*Given exercise*. Copy every line from the material below that holds "React".

*Material for the task*.
******************************

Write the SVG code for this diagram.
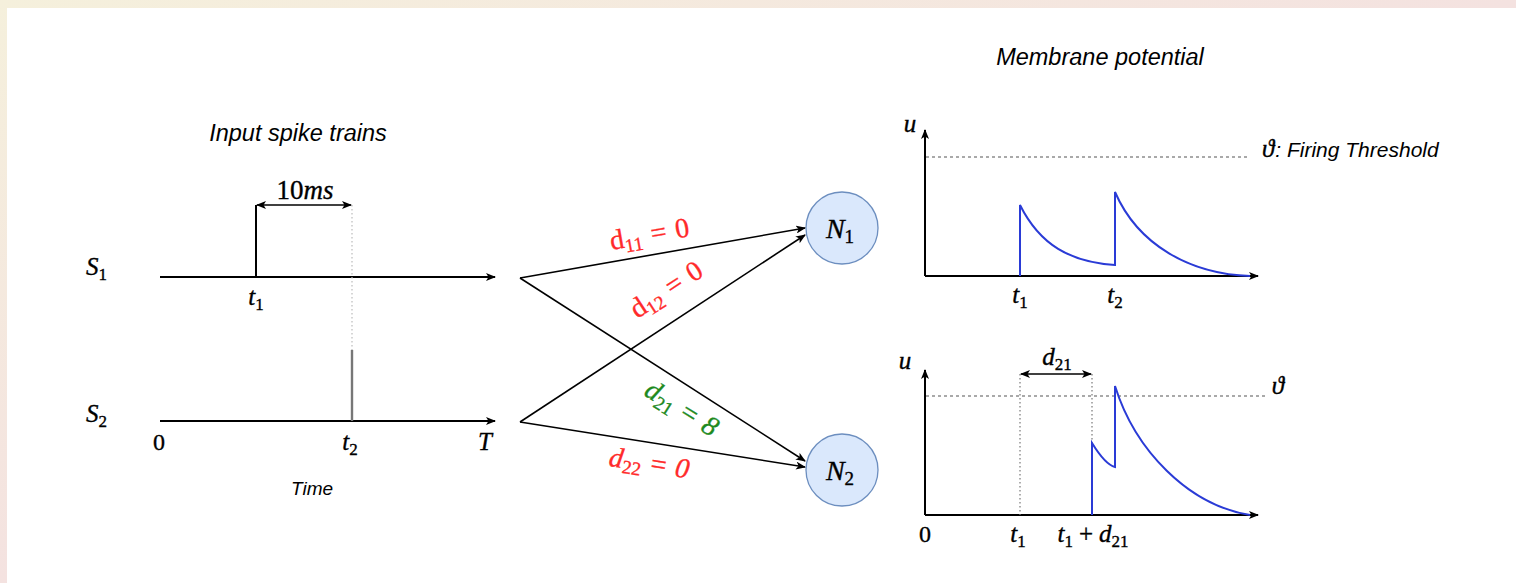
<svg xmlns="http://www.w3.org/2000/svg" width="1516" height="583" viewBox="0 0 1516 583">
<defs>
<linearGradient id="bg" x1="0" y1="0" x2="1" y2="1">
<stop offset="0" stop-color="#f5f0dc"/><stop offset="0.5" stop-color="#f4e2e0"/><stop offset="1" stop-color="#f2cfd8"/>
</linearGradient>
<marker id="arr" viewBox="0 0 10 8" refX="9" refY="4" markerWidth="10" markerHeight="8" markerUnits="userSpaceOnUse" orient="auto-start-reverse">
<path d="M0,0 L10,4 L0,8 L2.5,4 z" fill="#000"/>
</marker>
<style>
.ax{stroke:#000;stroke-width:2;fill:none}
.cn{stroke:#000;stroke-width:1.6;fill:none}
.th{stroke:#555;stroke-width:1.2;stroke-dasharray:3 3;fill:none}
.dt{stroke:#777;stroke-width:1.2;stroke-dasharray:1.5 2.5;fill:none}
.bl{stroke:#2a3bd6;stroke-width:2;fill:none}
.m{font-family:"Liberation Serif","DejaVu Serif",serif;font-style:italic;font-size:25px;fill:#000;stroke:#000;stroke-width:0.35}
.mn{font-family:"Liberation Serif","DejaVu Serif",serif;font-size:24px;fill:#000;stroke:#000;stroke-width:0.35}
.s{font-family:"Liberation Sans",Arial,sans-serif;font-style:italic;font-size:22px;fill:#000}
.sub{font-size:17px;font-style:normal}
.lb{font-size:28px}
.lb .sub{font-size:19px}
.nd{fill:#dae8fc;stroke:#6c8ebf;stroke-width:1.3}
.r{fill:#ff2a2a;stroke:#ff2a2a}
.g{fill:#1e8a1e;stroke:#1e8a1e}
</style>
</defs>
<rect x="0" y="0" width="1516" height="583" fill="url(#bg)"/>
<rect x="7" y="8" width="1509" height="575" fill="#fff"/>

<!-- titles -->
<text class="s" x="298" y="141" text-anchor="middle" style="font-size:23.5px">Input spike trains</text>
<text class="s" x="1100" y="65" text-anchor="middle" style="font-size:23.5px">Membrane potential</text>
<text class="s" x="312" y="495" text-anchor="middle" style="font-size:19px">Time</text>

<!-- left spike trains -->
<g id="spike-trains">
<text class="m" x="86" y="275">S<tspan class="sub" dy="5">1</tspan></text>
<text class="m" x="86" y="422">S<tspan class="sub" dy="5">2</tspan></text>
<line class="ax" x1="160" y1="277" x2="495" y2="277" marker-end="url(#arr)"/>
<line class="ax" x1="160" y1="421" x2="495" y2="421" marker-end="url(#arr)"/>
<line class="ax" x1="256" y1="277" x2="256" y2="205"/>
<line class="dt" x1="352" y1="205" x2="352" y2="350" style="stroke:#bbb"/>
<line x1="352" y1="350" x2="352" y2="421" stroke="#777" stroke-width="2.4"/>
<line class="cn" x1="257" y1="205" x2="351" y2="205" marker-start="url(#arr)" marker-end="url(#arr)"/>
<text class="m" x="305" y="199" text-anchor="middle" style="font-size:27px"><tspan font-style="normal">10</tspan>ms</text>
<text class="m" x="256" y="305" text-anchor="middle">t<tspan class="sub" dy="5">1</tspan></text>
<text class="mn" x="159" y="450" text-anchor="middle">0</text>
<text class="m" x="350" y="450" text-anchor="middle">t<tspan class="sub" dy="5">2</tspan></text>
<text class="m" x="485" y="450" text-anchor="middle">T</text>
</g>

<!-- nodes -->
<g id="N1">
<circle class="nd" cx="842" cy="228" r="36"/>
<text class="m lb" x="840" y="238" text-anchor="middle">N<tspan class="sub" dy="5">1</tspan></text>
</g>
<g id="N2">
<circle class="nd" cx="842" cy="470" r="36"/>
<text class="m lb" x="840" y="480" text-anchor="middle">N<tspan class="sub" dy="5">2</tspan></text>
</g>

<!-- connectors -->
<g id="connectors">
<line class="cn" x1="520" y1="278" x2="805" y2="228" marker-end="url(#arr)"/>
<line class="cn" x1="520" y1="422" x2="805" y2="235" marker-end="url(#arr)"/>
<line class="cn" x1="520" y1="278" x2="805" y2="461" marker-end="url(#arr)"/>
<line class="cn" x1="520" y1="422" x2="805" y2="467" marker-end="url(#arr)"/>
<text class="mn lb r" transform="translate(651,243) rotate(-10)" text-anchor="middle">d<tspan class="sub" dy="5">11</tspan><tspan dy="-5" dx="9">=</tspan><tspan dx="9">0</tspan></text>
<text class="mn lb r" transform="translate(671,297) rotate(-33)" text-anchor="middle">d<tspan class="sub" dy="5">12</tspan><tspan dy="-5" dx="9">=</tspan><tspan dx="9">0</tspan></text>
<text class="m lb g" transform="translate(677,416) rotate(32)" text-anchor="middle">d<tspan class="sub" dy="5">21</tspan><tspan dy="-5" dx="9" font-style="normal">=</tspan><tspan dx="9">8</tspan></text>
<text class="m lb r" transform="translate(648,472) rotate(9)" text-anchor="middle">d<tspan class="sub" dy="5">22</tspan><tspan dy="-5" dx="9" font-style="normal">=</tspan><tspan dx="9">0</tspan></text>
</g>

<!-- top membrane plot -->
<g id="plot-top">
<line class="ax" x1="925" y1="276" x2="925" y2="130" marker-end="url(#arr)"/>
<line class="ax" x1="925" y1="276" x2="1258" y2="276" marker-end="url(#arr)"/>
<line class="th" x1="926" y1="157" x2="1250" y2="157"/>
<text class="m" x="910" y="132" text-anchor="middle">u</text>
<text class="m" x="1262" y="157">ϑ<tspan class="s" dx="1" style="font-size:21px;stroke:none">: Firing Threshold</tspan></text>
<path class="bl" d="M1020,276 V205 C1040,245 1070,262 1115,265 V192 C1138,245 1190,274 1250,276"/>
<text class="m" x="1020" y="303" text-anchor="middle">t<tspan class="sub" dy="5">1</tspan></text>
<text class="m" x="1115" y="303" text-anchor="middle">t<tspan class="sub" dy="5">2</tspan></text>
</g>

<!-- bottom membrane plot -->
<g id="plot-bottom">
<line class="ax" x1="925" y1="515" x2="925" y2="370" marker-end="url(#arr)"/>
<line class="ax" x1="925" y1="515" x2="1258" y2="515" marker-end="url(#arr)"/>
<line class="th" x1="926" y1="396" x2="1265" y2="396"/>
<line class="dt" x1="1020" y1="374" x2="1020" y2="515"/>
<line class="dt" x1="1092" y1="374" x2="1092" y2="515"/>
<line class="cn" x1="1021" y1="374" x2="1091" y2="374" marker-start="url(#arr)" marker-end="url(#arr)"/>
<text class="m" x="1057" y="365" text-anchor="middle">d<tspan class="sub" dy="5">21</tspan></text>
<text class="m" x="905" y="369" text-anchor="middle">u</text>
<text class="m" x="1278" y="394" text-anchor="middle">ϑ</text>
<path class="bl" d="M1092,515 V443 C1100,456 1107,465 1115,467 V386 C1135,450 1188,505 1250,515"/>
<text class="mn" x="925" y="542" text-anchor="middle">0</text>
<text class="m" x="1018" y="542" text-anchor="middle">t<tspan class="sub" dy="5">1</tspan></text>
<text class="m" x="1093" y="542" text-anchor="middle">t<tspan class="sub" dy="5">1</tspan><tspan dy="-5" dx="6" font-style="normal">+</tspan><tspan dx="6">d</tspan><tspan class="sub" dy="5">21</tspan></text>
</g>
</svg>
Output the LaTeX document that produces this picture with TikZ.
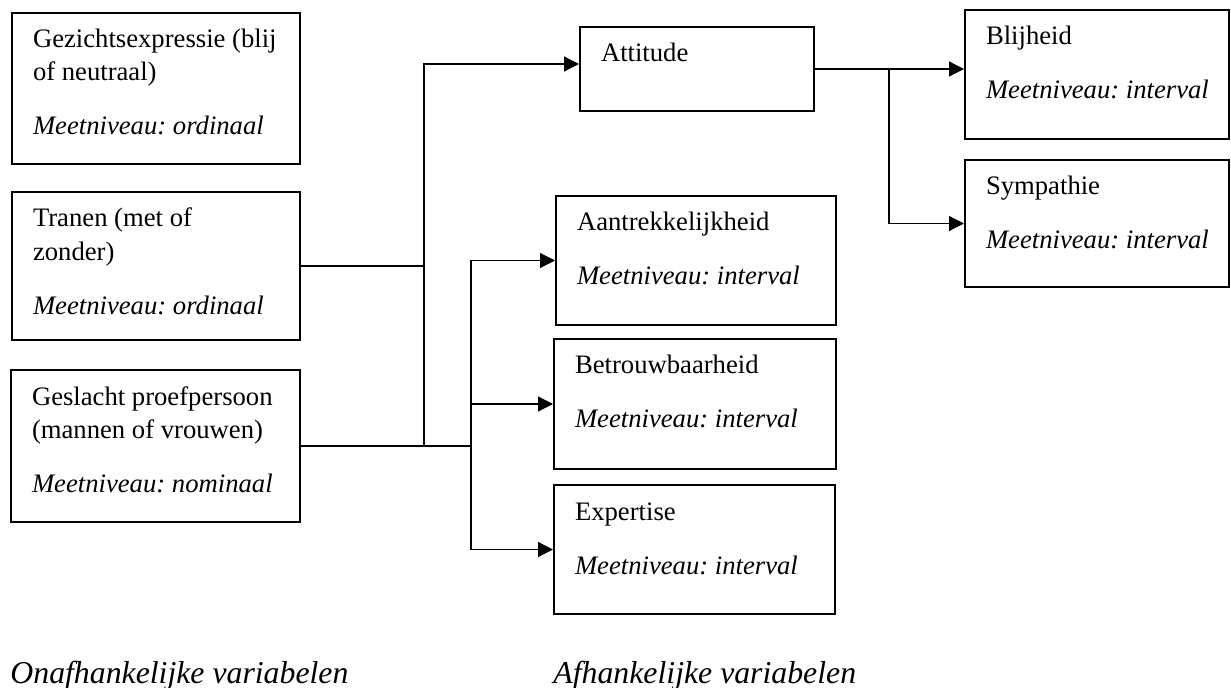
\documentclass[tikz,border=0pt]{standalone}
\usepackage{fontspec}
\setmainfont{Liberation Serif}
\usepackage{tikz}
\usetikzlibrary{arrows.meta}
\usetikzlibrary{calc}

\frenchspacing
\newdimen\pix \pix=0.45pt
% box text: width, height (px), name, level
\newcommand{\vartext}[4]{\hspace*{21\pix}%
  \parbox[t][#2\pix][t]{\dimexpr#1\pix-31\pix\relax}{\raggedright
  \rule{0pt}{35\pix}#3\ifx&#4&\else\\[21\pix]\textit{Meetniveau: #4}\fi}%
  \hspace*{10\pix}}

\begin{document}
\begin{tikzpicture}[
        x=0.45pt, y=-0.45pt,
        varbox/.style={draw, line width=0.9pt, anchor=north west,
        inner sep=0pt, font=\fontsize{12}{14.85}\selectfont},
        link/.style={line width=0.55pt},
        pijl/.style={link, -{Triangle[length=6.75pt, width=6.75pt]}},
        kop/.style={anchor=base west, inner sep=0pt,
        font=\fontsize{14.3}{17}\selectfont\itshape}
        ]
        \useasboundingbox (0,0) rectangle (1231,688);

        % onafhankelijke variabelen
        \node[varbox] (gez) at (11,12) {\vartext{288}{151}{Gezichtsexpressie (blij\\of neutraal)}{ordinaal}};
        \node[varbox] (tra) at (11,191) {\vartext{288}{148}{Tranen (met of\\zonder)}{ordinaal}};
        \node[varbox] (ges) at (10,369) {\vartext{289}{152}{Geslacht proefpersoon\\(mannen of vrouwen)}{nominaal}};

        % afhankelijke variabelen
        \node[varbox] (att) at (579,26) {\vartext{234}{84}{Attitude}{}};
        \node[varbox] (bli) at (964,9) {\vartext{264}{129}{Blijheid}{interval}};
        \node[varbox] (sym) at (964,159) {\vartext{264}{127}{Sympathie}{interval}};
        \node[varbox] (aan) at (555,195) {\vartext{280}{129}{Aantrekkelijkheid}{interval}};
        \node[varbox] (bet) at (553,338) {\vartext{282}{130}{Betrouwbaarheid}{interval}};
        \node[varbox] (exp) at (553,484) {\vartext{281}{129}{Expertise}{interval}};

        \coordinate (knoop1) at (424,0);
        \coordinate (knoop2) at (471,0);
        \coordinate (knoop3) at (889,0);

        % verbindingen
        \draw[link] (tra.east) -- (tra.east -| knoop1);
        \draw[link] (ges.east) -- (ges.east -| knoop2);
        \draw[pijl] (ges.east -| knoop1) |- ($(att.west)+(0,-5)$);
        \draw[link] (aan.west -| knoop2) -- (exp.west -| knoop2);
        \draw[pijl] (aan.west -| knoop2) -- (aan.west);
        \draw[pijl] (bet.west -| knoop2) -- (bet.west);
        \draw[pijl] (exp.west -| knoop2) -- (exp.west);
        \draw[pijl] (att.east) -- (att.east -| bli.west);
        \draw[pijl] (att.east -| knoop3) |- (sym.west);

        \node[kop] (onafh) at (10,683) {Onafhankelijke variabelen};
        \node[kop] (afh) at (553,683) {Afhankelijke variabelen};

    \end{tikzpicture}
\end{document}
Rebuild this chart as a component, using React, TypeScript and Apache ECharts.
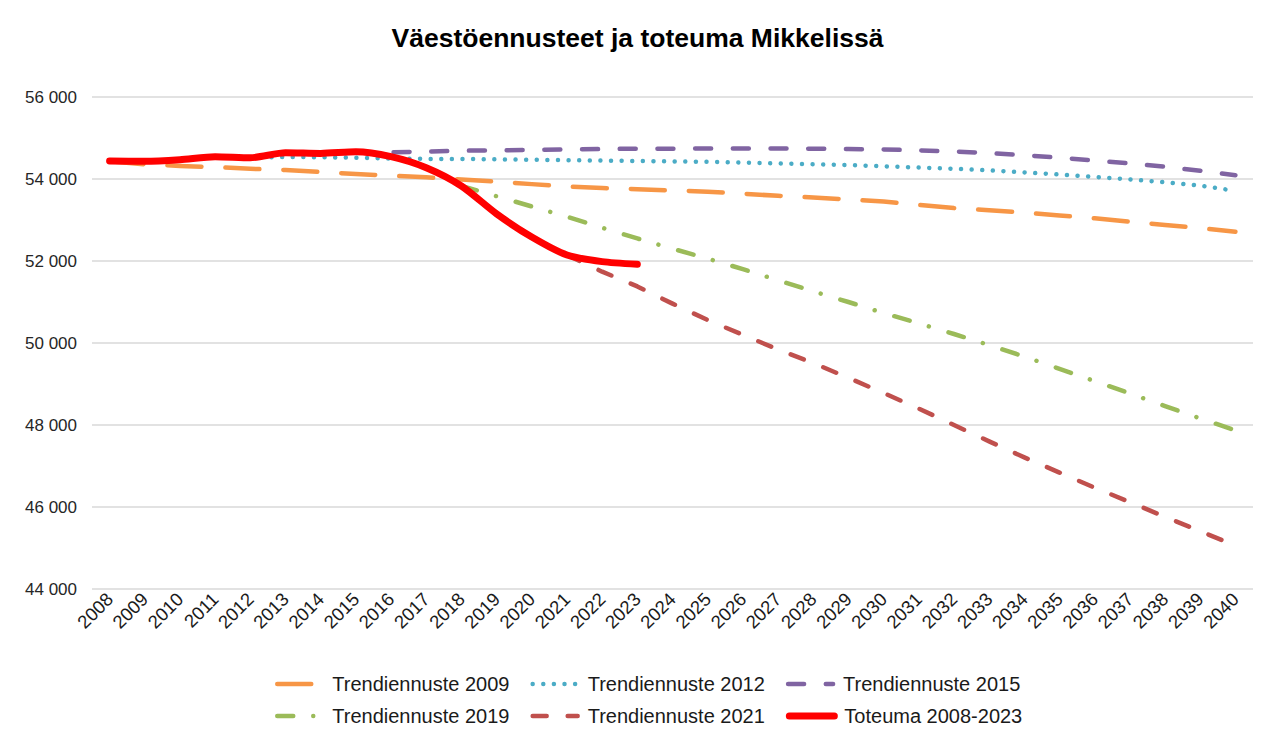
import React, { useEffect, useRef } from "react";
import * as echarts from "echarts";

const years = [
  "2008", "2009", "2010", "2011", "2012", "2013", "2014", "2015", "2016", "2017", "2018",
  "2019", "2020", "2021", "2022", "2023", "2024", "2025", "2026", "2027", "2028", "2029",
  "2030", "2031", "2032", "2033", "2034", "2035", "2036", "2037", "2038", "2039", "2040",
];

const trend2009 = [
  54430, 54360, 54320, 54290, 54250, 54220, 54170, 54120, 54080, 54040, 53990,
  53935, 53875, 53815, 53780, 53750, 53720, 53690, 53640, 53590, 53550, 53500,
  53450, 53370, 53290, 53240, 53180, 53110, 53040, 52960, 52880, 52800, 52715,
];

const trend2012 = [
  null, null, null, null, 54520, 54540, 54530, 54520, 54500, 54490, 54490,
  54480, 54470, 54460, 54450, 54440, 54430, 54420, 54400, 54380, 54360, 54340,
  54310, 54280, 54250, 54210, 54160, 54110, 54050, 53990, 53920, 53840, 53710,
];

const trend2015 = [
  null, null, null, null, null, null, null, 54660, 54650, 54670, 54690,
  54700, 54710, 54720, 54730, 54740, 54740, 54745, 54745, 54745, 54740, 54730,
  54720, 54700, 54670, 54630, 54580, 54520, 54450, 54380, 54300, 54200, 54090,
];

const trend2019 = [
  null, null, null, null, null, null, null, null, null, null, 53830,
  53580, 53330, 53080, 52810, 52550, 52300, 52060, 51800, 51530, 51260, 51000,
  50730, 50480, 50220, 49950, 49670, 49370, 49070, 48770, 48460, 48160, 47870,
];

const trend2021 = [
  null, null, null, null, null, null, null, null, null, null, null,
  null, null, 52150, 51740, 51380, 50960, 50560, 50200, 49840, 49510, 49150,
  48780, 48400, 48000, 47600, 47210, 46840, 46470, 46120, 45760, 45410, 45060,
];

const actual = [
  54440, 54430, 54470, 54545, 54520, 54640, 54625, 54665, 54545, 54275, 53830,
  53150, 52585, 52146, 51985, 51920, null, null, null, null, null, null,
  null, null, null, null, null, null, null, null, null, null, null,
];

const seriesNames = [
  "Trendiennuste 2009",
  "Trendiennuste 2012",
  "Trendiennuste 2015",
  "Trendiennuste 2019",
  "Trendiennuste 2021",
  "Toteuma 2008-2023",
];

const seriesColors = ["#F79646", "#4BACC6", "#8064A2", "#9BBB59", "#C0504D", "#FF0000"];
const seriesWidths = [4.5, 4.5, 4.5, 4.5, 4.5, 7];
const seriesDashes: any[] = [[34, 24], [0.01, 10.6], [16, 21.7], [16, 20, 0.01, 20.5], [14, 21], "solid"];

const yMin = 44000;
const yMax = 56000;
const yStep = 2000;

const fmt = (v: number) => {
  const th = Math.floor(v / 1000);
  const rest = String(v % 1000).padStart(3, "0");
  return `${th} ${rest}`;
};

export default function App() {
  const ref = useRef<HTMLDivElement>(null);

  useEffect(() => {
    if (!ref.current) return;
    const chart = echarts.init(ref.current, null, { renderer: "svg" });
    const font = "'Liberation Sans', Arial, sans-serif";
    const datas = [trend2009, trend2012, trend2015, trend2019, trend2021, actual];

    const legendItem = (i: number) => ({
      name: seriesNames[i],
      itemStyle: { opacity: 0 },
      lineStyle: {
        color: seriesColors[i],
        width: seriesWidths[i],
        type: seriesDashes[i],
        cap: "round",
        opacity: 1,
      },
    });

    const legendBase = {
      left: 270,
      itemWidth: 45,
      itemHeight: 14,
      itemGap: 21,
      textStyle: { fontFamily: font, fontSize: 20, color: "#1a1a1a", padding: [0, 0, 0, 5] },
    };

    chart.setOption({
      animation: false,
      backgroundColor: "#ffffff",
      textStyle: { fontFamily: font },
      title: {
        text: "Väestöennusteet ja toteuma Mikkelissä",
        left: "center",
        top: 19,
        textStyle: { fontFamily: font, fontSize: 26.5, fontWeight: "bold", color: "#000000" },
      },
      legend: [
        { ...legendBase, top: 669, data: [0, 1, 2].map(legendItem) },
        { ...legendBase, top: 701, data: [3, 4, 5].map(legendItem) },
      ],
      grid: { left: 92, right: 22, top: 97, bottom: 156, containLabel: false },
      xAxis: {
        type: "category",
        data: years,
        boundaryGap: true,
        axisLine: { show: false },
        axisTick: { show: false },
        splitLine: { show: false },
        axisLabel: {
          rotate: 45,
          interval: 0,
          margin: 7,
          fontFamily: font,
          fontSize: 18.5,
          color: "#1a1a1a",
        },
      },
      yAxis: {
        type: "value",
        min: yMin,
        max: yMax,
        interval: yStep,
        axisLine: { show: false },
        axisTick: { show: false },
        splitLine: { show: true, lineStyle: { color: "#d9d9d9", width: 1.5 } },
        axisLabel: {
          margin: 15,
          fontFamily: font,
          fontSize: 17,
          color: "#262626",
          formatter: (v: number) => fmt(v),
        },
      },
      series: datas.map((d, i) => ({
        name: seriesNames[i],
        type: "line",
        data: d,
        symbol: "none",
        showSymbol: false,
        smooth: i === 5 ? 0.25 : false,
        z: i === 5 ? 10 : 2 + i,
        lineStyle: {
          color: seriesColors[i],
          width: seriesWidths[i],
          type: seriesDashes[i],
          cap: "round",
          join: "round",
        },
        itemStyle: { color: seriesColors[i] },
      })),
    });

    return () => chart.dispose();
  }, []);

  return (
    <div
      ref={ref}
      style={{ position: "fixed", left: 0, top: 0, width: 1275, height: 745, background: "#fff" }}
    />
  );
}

******************************

*Output for this task*.
Rebuild this chart as a component, using React, TypeScript and Apache ECharts.
import React, { useEffect, useRef } from "react";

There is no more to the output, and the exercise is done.